Mirjam Zadoff
Alvin H. Rosenfeld Chair - 2014 - 2019
Mirjam Zadoff is a historian of 19th to 21st century Europe, with a growing interest in world history. Her first book "Next Year in Marienbad: The Lost Worlds of Jewish Spa Culture" deals with the question in what way space determines modern Jewish identity. In the first half of the 20th century, spa culture was an essential part of life in Western and Eastern Europe as well as the United States - and especially a part of Jewish life: Bourgeois Jews travelled to fashionable spas, just as proletarian and Chassidic Jews did. Zadoff's book describes the health resorts as stages displaying a growing variety and complexity of Jewish identities, seen through the prisms of sociability, cultural encounter, perception by and of others, body politics and space. This book won the Salo W. Baron Prize from the American Academy of Jewish Research.

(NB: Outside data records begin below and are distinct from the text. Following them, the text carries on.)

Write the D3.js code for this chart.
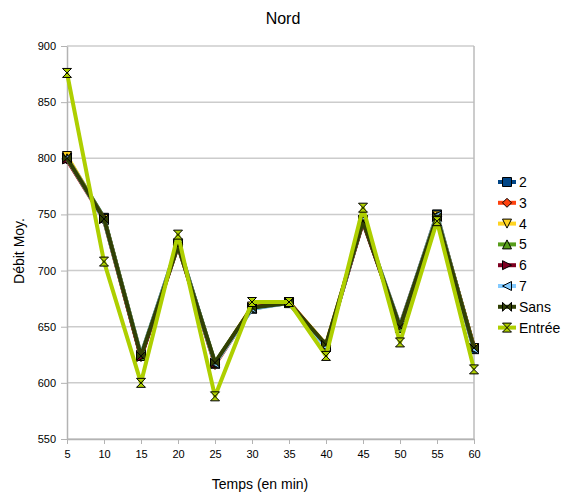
<!DOCTYPE html>
<html><head><meta charset="utf-8">
<script src="https://cdn.jsdelivr.net/npm/d3@7"></script>
<style>body{margin:0;background:#fff}text{font-family:"Liberation Sans",Arial,sans-serif}</style>
</head><body><svg id="c" width="563" height="495"></svg>
<script>
const times = [5,10,15,20,25,30,35,40,45,50,55,60];
const yTicks = [550,600,650,700,750,800,850,900];
const seriesNames = ["2","3","4","5","6","7","Sans","Entrée"];
const s2 = [801,747,624,724,617,666,672,632,745,649,750,630];
const s3 = [799,745,623,723,616,667,671,633,744,651,748,632];
const s4 = [802,746,625,722,617,668,672,634,745,650,749,631];
const s5 = [800,747,624,723,618,667,671,633,744,649,748,632];
const s6 = [799,746,623,722,617,667,672,633,743,650,748,631];
const s7 = [800,745,625,723,617,666,671,632,745,651,749,630];
const sSans = [800,746,624,722,618,667,671,634,744,650,748,631];
const sEntree = [876,708,600,732,588,672,672,624,756,636,744,612];
const seriesValues = [s2,s3,s4,s5,s6,s7,sSans,sEntree];
const colors = ["#004586","#ff420e","#ffd320","#579d1c","#7e0021","#83caff","#314004","#aecf00"];
const shapes = ["square","diamond","down","up","right","left","bowtie","hourglass"];

function markerPath(t, s){
  switch(t){
    case "square": return `M${-s},${-s}H${s}V${s}H${-s}Z`;
    case "diamond": return `M0,${-s}L${s},0L0,${s}L${-s},0Z`;
    case "down": return `M${-s},${-s}H${s}L0,${s}Z`;
    case "up": return `M${-s},${s}H${s}L0,${-s}Z`;
    case "right": return `M${-s},${-s}L${s},0L${-s},${s}Z`;
    case "left": return `M${s},${-s}L${-s},0L${s},${s}Z`;
    case "bowtie": return `M${-s},${-s}L${s},${s}L${s},${-s}L${-s},${s}Z`;
    case "hourglass": return `M${-s},${-s}L${s},${-s}L${-s},${s}L${s},${s}Z`;
  }
}

const svg = d3.select("#c");
const x = d3.scaleLinear().domain([5,60]).range([67,474]);
const y = d3.scaleLinear().domain([550,900]).range([439,46]);

// gridlines
svg.append("g").selectAll("line").data(yTicks).join("line")
  .attr("x1",67).attr("x2",474).attr("y1",d=>y(d)).attr("y2",d=>y(d))
  .attr("stroke","#cccccc").attr("stroke-width",1.5);
// right border
svg.append("line").attr("x1",474).attr("x2",474).attr("y1",46).attr("y2",439)
  .attr("stroke","#bbbbbb").attr("stroke-width",1.5);

const xAxis = svg.append("g").attr("transform","translate(0,439)")
  .call(d3.axisBottom(x).tickValues(times).tickSize(5).tickPadding(6).tickSizeOuter(0));
const yAxis = svg.append("g").attr("transform","translate(67,0)")
  .call(d3.axisLeft(y).tickValues(yTicks).tickSize(6).tickPadding(5).tickSizeOuter(0));
[xAxis,yAxis].forEach(a=>{
  a.select(".domain").attr("stroke","#b3b3b3").attr("stroke-width",1.5);
  a.selectAll(".tick line").attr("stroke","#b3b3b3").attr("stroke-width",1);
  a.selectAll("text").attr("font-size",11).attr("fill","#000").attr("font-family","Liberation Sans, Arial, sans-serif");
});

const line = d3.line().x((d,i)=>x(times[i])).y(d=>y(d));
seriesValues.forEach((vals,k)=>{
  const g = svg.append("g");
  g.append("path").attr("d",line(vals)).attr("fill","none")
    .attr("stroke",colors[k]).attr("stroke-width",4).attr("stroke-linejoin","round");
  g.selectAll("path.m").data(vals).join("path").attr("class","m")
    .attr("transform",(d,i)=>`translate(${x(times[i])},${y(d)})`)
    .attr("d",markerPath(shapes[k],4.5)).attr("fill",colors[k])
    .attr("stroke","#000").attr("stroke-width",1);
});

// legend
const lg = svg.append("g");
seriesNames.forEach((n,k)=>{
  const yy = 182 + k*20.8;
  lg.append("line").attr("x1",498).attr("x2",516).attr("y1",yy).attr("y2",yy)
    .attr("stroke",colors[k]).attr("stroke-width",4);
  lg.append("path").attr("transform",`translate(507,${yy})`).attr("d",markerPath(shapes[k],4.5))
    .attr("fill",colors[k]).attr("stroke","#000").attr("stroke-width",1);
  lg.append("text").attr("x",519).attr("y",yy+5).attr("font-size",14).text(n);
});

svg.append("text").attr("x",283).attr("y",24).attr("text-anchor","middle").attr("font-size",16).text("Nord");
svg.append("text").attr("x",260).attr("y",489).attr("text-anchor","middle").attr("font-size",14).text("Temps (en min)");
svg.append("text").attr("transform","translate(24,251) rotate(-90)").attr("text-anchor","middle").attr("font-size",14).text("Débit Moy.");
</script></body></html>
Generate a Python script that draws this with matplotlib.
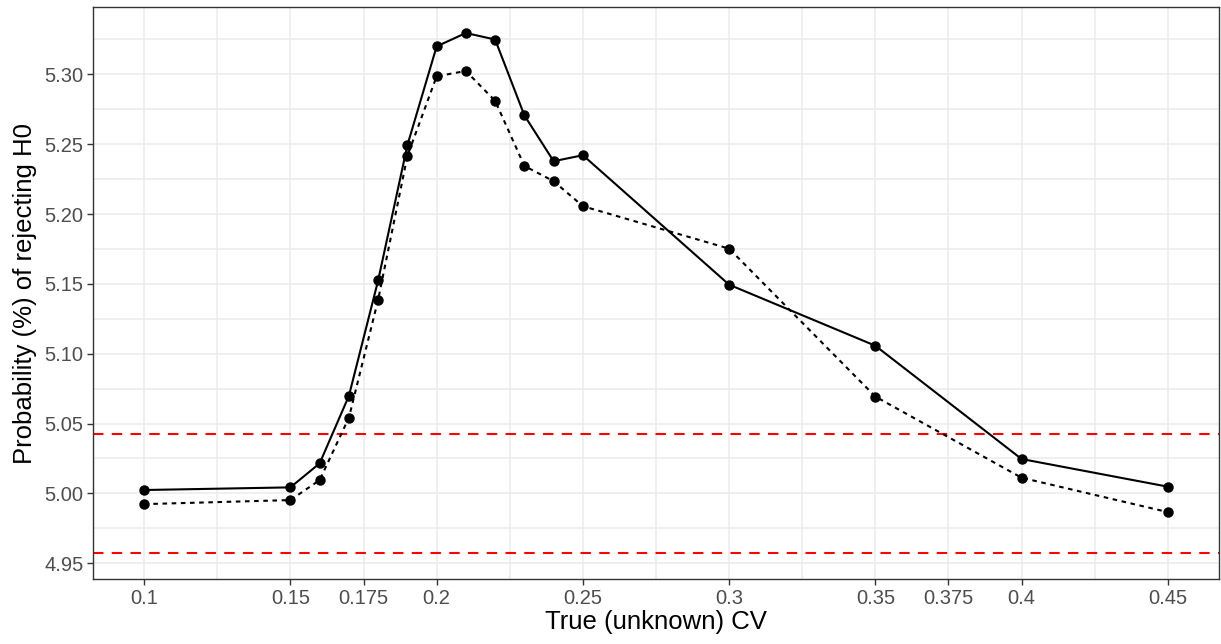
import numpy as np
import matplotlib
matplotlib.use("Agg")
import matplotlib.pyplot as plt
from matplotlib.ticker import FixedLocator

plt.rcParams['font.family'] = ['Liberation Sans', 'DejaVu Sans']

cv = [0.1, 0.15, 0.16, 0.17, 0.18, 0.19, 0.2, 0.21, 0.22, 0.23, 0.24, 0.25, 0.3, 0.35, 0.4, 0.45]
solid_vals = [5.0024, 5.0043, 5.0215, 5.0698, 5.1525, 5.2493, 5.3200, 5.3296, 5.3249, 5.2706,
              5.2378, 5.2421, 5.1494, 5.1057, 5.0246, 5.0048]
dashed_vals = [4.9923, 4.9952, 5.0095, 5.0542, 5.1387, 5.2416, 5.2986, 5.3024, 5.2810, 5.2344,
               5.2235, 5.2056, 5.1752, 5.0693, 5.0112, 4.9866]
ref_lines = [5.04272, 4.95728]

x_ticks = [0.1, 0.15, 0.175, 0.2, 0.25, 0.3, 0.35, 0.375, 0.4, 0.45]
x_tick_labels = ['0.1', '0.15', '0.175', '0.2', '0.25', '0.3', '0.35', '0.375', '0.4', '0.45']
y_ticks = [4.95, 5.00, 5.05, 5.10, 5.15, 5.20, 5.25, 5.30]
y_tick_labels = ['4.95', '5.00', '5.05', '5.10', '5.15', '5.20', '5.25', '5.30']
x_label = 'True (unknown) CV'
y_label = 'Probability (%) of rejecting H0'

fig = plt.figure(figsize=(12.21, 6.44), dpi=100)
ax = fig.add_axes([93/1221, 65/644, 1126/1221, 572/644])

ax.xaxis.set_major_locator(FixedLocator(x_ticks))
ax.set_xticklabels(x_tick_labels)
ax.yaxis.set_major_locator(FixedLocator(y_ticks))
ax.set_yticklabels(y_tick_labels)

# grid lines every 0.025 on both axes
for gx in np.arange(0.075, 0.476, 0.025):
    ax.axvline(gx, color='#EBEBEB', lw=1.1, zorder=0)
for gy in np.arange(4.925, 5.36, 0.025):
    ax.axhline(gy, color='#EBEBEB', lw=1.1, zorder=0)

for r in ref_lines:
    ax.axhline(r, color='#FF0000', lw=1.5, ls=(0, (5, 4)), zorder=1)

ax.plot(cv, solid_vals, color='black', lw=1.5, ls='-', marker='o', ms=6.5, zorder=3)
ax.plot(cv, dashed_vals, color='black', lw=1.5, ls=(0, (2.2, 2.2)), marker='o', ms=6.5, zorder=3)

ax.set_xlim(0.0825, 0.4675)
ax.set_ylim(4.9387, 5.3482)

for s in ax.spines.values():
    s.set_color('#333333')
    s.set_linewidth(1.0)

ax.tick_params(axis='both', colors='#333333', length=4, width=1.0, labelsize=14.5,
               labelcolor='#4D4D4D', pad=3)
ax.set_xlabel(x_label, fontsize=18.5, color='black', labelpad=2)
ax.set_ylabel(y_label, fontsize=18.5, color='black', labelpad=5)

fig.savefig('out.png', dpi=100)
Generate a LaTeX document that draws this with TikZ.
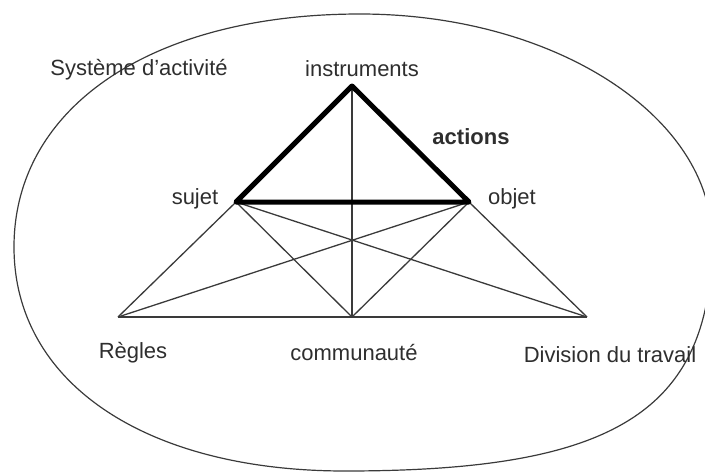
\documentclass[tikz,border=0pt]{standalone}
\usepackage{fontspec}
\setmainfont{Liberation Sans}
\definecolor{txt}{HTML}{2E2E2E}
\definecolor{trait}{HTML}{3A3A3A}
\tikzset{
  every node/.style={font=\fontsize{22}{26}\selectfont, text=txt},
  lien/.style={draw=trait, line width=1.3pt},
  action/.style={draw=black, line width=5pt, line join=round},
  contour/.style={draw=trait, line width=1.2pt},
  etiq/.style={inner sep=0pt, anchor=center},
}

\begin{document}
\begin{tikzpicture}[x=1pt, y=-1pt]
  \useasboundingbox (0,0) rectangle (705,472);

  % sommets du systeme
  \coordinate (ins) at (352,86);
  \coordinate (suj) at (236,202);
  \coordinate (obj) at (469,202);
  \coordinate (reg) at (118,317);
  \coordinate (com) at (352,317);
  \coordinate (div) at (587,317);

  % contour du systeme d'activite
  \coordinate (ogau) at (14,247);
  \coordinate (ohau) at (360,14);
  \coordinate (odro) at (712,240);
  \coordinate (obas) at (345,471);
  \draw[contour] (ogau) .. controls (14,107) and (152,14) .. (ohau)
    .. controls (554,14) and (712,116) .. (odro)
    .. controls (712,415) and (609,471) .. (obas)
    .. controls (146,471) and (14,383) .. (ogau) -- cycle;

  % liens fins
  \draw[lien] (reg) -- (div);
  \draw[lien] (ins) -- (com);
  \foreach \a in {suj,obj} {
    \foreach \b in {reg,com,div} { \draw[lien] (\a) -- (\b); }
  }

  % triangle des actions
  \draw[action] (suj) -- (ins) -- (obj) -- cycle;

  % etiquettes
  \node[etiq] (tsys) at (139,70) {Système d'activité};
  \node[etiq] (tins) at (362,69) {instruments};
  \node[etiq, font=\fontsize{22}{26}\selectfont\bfseries] (tact) at (471,137) {actions};
  \node[etiq] (tsuj) at (195,199) {sujet};
  \node[etiq] (tobj) at (512,199) {objet};
  \node[etiq] (treg) at (133,353) {Règles};
  \node[etiq] (tcom) at (354,353) {communauté};
  \node[etiq] (tdiv) at (610,355) {Division du travail};
\end{tikzpicture}
\end{document}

Zadoff's second book, published in German in 2014, is a biography of the Trotskyist politician Werner Scholem, the once famous brother of the religious studies scholar Gershom Scholem. Based on a variety of sources and perspectives, the life of Werner Scholem is an exceptional story of success, failure, love, betrayal and persecution. Werner Scholem's biography reflects an alternative yet central German-Jewish experience in the first half of the twentieth century, and sheds light on the complex but close relationship between 'Jewish Jews' and 'non-Jewish Jews.'
Zadoff's research project "Love Makes the World Go Round: A Cultural History of Jewish Matchmaking" deals with the topic of becoming acquainted and falling in love in the age of migration. The 'dating project' derives from her interest in spatial history and the history of migration, literature studies and historical anthropology. It therefore takes a comparative perspective on the various worlds of modern Judaism and other minority and majority cultures.